* STATED TASK *
Starting with the first line below, extract each line through the one that contains "1, 0, 1, 0, 0];", inclusive, excluding pictures.

* DATASET CONTENT *
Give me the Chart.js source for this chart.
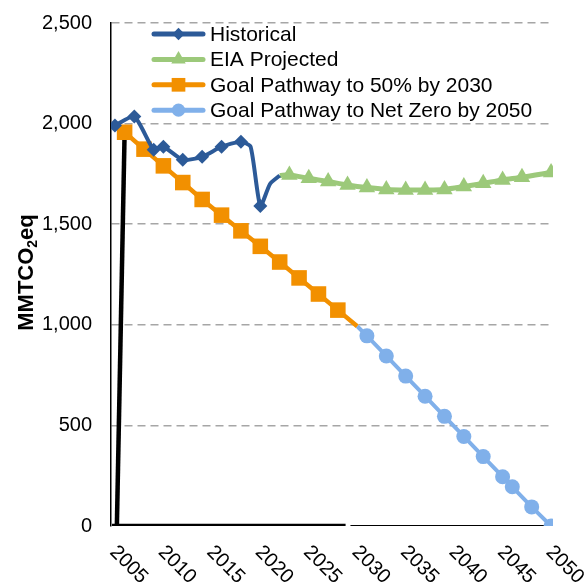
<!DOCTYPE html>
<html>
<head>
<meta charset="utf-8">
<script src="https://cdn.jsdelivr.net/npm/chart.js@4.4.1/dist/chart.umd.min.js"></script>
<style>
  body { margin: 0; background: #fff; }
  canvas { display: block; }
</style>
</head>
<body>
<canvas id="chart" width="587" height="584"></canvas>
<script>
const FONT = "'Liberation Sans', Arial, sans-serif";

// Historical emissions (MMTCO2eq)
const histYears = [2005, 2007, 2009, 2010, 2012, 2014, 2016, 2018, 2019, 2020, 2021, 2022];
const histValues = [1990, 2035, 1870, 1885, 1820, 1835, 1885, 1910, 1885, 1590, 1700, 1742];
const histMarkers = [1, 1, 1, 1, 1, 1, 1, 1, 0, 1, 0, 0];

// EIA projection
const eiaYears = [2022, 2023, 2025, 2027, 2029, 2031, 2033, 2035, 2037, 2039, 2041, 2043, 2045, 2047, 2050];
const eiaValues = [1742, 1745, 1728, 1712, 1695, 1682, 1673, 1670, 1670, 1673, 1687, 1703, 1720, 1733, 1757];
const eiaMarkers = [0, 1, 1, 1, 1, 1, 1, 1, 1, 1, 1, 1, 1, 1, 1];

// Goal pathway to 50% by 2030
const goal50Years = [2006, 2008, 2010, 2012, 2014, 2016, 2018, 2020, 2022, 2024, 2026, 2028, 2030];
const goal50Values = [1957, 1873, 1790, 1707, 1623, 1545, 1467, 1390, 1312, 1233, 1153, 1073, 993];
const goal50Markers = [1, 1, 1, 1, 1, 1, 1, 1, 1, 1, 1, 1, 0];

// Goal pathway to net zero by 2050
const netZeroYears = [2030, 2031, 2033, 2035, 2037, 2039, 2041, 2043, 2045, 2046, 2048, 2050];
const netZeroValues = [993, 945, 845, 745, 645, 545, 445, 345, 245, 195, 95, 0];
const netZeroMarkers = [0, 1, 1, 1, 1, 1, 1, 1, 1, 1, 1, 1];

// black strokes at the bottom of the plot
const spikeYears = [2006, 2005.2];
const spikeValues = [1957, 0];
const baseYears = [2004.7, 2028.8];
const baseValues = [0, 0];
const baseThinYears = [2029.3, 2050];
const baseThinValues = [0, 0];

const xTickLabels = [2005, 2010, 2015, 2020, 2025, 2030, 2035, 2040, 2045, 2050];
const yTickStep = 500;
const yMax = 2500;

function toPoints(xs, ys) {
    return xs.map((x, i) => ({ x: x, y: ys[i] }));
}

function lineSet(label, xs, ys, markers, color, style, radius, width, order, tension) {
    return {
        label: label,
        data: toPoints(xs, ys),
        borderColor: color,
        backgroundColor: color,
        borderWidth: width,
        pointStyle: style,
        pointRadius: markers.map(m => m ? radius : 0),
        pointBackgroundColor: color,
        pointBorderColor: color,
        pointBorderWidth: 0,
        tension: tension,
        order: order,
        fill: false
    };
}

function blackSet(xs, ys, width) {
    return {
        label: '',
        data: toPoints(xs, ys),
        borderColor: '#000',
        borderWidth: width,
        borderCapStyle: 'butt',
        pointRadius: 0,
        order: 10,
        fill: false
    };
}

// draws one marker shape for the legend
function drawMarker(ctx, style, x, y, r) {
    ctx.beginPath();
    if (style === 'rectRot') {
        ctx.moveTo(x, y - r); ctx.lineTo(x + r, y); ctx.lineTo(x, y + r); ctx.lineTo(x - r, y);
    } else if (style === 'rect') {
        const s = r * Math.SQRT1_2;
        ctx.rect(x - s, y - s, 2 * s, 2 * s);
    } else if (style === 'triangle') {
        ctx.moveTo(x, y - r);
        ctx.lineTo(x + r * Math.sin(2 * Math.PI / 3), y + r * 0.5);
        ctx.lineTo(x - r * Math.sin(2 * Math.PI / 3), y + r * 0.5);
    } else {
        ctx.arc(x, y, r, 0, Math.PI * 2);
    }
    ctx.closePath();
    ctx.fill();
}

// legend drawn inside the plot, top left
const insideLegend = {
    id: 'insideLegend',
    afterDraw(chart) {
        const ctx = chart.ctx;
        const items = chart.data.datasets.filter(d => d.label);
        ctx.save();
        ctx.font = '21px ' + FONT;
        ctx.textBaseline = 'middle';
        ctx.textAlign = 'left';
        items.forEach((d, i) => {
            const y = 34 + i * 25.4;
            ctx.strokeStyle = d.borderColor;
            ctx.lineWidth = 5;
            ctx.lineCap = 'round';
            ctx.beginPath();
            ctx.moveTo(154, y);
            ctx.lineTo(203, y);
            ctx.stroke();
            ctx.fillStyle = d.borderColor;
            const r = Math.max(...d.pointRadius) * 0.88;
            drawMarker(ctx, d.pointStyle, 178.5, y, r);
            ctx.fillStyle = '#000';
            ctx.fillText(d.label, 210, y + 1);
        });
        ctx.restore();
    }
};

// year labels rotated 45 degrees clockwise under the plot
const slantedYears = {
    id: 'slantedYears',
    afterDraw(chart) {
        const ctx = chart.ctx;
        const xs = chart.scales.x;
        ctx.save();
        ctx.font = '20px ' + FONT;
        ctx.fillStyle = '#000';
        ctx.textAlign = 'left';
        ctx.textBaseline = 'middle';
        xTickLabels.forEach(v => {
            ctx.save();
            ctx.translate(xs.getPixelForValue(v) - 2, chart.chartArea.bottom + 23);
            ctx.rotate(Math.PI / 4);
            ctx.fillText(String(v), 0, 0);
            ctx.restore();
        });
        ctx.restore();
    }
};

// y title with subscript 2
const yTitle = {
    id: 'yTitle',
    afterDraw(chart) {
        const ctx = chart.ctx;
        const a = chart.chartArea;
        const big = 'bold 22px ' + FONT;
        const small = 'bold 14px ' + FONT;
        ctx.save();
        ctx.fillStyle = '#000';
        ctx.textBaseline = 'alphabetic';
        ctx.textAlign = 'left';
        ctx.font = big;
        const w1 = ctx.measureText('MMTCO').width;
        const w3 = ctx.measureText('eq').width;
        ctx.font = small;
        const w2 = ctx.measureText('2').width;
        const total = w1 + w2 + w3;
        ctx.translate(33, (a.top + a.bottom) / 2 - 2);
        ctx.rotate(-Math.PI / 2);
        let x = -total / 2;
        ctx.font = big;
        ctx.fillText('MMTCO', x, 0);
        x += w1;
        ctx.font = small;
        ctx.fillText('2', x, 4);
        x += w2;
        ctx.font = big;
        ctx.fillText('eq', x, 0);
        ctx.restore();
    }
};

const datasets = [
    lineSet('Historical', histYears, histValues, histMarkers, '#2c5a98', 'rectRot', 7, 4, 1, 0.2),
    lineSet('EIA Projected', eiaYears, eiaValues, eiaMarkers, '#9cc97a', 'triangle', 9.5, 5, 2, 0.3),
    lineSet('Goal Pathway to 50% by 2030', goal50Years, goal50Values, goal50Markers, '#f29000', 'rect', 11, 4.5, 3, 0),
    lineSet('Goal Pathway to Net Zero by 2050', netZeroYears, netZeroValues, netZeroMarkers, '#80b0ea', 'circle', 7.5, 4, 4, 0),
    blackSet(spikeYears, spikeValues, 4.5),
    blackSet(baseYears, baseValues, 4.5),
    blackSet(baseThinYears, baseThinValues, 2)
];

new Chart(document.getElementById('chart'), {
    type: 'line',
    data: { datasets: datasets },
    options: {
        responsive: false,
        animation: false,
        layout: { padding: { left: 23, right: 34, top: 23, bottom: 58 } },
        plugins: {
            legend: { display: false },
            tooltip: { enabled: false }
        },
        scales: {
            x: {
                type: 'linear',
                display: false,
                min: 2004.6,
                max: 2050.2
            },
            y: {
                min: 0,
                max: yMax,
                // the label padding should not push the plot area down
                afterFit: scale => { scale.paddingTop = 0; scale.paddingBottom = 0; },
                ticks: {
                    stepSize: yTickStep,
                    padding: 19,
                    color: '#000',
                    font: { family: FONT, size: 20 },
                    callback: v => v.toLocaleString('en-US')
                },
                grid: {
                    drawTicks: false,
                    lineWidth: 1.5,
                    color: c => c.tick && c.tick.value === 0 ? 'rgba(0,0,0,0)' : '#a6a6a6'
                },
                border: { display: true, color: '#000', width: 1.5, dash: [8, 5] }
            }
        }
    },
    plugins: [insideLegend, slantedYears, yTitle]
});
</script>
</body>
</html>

* CORRECT RESULT *
Give me the Chart.js source for this chart.
<!DOCTYPE html>
<html>
<head>
<meta charset="utf-8">
<script src="https://cdn.jsdelivr.net/npm/chart.js@4.4.1/dist/chart.umd.min.js"></script>
<style>
  body { margin: 0; background: #fff; }
  canvas { display: block; }
</style>
</head>
<body>
<canvas id="chart" width="587" height="584"></canvas>
<script>
const FONT = "'Liberation Sans', Arial, sans-serif";

// Historical emissions (MMTCO2eq)
const histYears = [2005, 2007, 2009, 2010, 2012, 2014, 2016, 2018, 2019, 2020, 2021, 2022];
const histValues = [1990, 2035, 1870, 1885, 1820, 1835, 1885, 1910, 1885, 1590, 1700, 1742];
const histMarkers = [1, 1, 1, 1, 1, 1, 1, 1, 0, 1, 0, 0];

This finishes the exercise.